Both leaders were happy to build links with other terrorist groups world-wide. If Gaddafi provided semtex to the IRA, Prabhakaran’s LTTE had links with various terrorist and naxalite groups in India to whom they sold weapons. The LTTE also used its shipping and logistics units to transport drugs from Colombian cartels and sold them to raise revenue. The LTTE had ties to the IRA as well and Sinn Fein arranged for Prabhakaran’s son Charles Anthony to study Aeronautical Engineering at the University of Belfast. One of Gaddafi’s sons, Saif al-Islam, went to the London School of Economics, where he completed a Ph.D. It was later alleged that Saif al-Islam’s Ph.D thesis on "The Role of Civil Society in the Democratisation of Global Governance Institutions" was plagiarised.
Both leaders always had a working relationship with the West. Despite sanctions and other restrictions, Libyan officials were always in contact with European countries which were keen to do business with the oil rich state. As for the LTTE, even after sanctions were imposed by many Western states, the Sri Lankan Tamil Diaspora made it easy for them to cultivate mid-level leaders in the West who were keen to remain in the good books of the Diaspora, many of whom could vote in the elections.

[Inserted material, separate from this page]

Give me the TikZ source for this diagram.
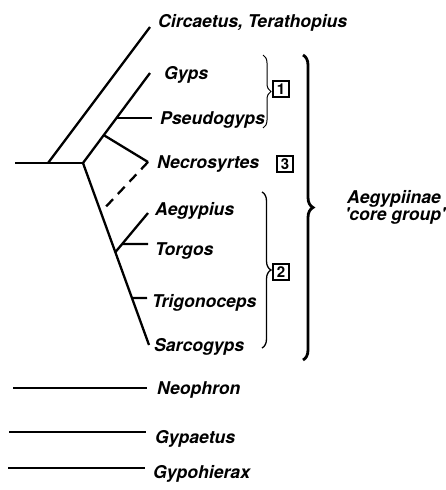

Death came to both Prabhakaran and Gaddafi in a violent manner, at the hands of men who were just as violent as they were. Gaddafi was captured alive as he tried to flee the TNC’s stranglehold over Sirte. After being beaten and manhandled, he was most probably executed by fighters who did not have the patience to put him on trial as international law would demand. In his final days, Prabhakaran too had been holed up with a few close aides at Mullaivaikaal near the Nanthikadal lagoon in Mullaitivu, North Eastern Sri Lanka. He tried to break out of the military dragnet around him and almost made it. It is alleged that he was captured alive and later killed by the Sri Lankan army, which like the TNC fighters in Sirte, had run out of patience for the demands of International law and human rights, though the Sri Lankan government claims that he died of a random gunshot wound and that his body was accidentally discovered.
Prabhakaran’s wife Mathivathani Erambu, daughter Duwaraka and second son Balachandran were also found dead within a short distance of Prabhakaran’s body, giving rise to the credible suspicion that all of them were killed by the Sri Lankan army. Prabhakaran’s eldest son Charles Anthony was killed a day earlier. One of Gaddafi’s sons Motassim Gaddafi was killed along with him, most probably in the same manner, after being captured alive. There are conflicting reports that some of Gaddafi’s other many sons, like Khamis Gaddafi, Saif al-Arab and Saif al-Islam have also been killed or captured.